Morgan sat down at his childhood desk with the scripture-emblazoned mug (Matthew 10:42) of black, sugarless coffee (half decaf, half not). Above the desk was Uncle Louis’s painting of a steam engine pushing through smoke and hazy impressionist light, the one that had hung for years in Morgan’s father’s basement office. The picture made Morgan think about time and extinction, though the light was a solace.
He turned on his computer. In his files was a document called “Dad: Chapter One.” He clicked on it. Those three words were the sum total of the so-called document, which, until Morgan had given in to computers (he was a latecomer), he’d thought of as a tactile thing, like an old letter, say, that smelled of love or sweat and could inflict a cut if the paper hadn’t gone too soft around the edges. He’d found such things in the drawers of his little childhood desk. One was a Putt-Putt scorecard (he’d beaten Crawford); another was a scrap of paper with Don Ameche’s autograph (his mother had gotten this, on a train, in 1959); another, on fake parchment, was a dollar-fifty reproduction of the Declaration of Independence, which he’d bought at Monticello when he was a boy; and another was a Valentine from his father.
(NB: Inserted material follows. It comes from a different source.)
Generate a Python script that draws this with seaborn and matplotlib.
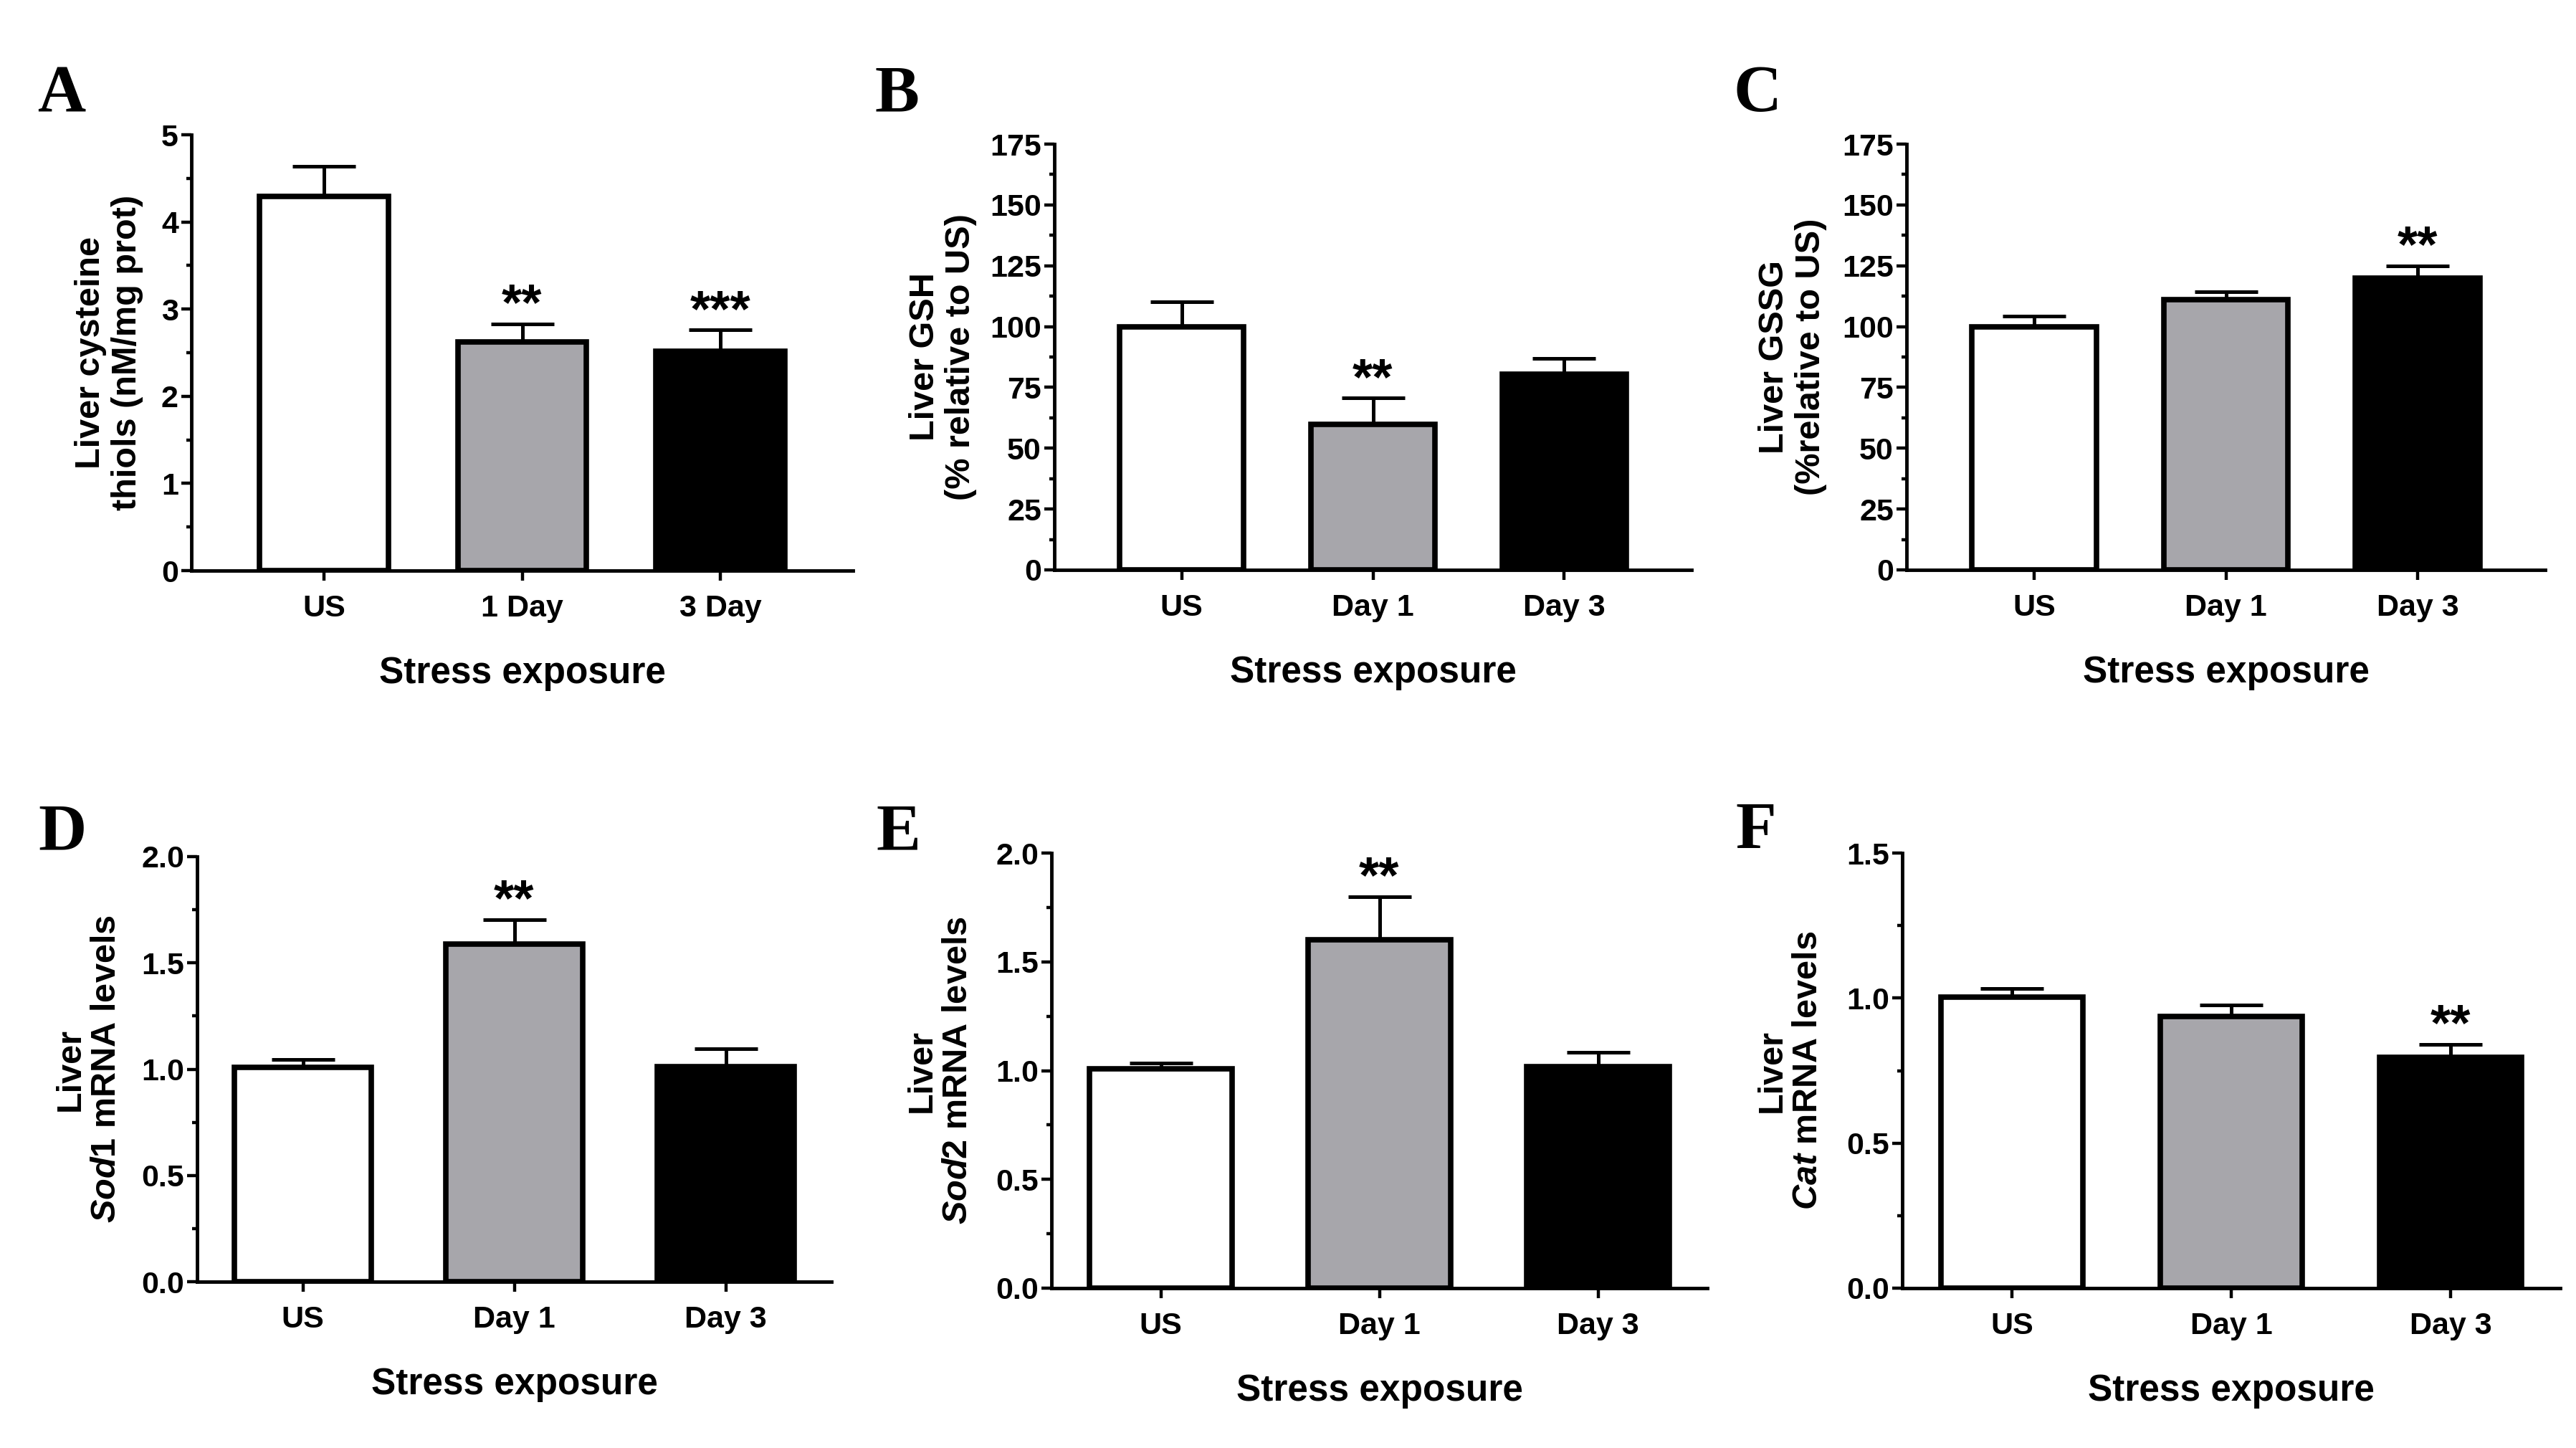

Morgan stared at the blank document on his screen and then he took his father’s Valentine out of the drawer. It showed a sheepish man in rags setting his immense thumping heart at the feet of his lady love, who peers at it through a lorgnette. The caption inside read, “Please accept this token of my affection.” Below, in his peculiar script that always seemed in danger of going horizontal, that looked like a big wind had swept through it, his father had written, “To Morgan. With love, Guess Who.” Morgan had received the card in 1964, when he was almost thirteen. His father had mailed it, from downtown Louisville, the postmark on the envelope showed. He would also have mailed a card to Crawford. Morgan smiled at the idea of his fourteen-year-old brother, the sullen boy who had carved “Morgan bites” into the top of this desk, finding in the mail a Valentine from their father, who would be home that night to ask Crawford how he’d done on his Latin test and to tell his wife that he’d reserved two sleeping car compartments for their Easter vacation trip to Florida.
Morgan stared at the blank document on his screen and then he went outside to the porch with his coffee. He wished that he could see his father’s former law clerk climbing over backyard fences and crossing property lines to reach him, to inform him that she would stay with him all night and tell him everything he wanted to know about his father.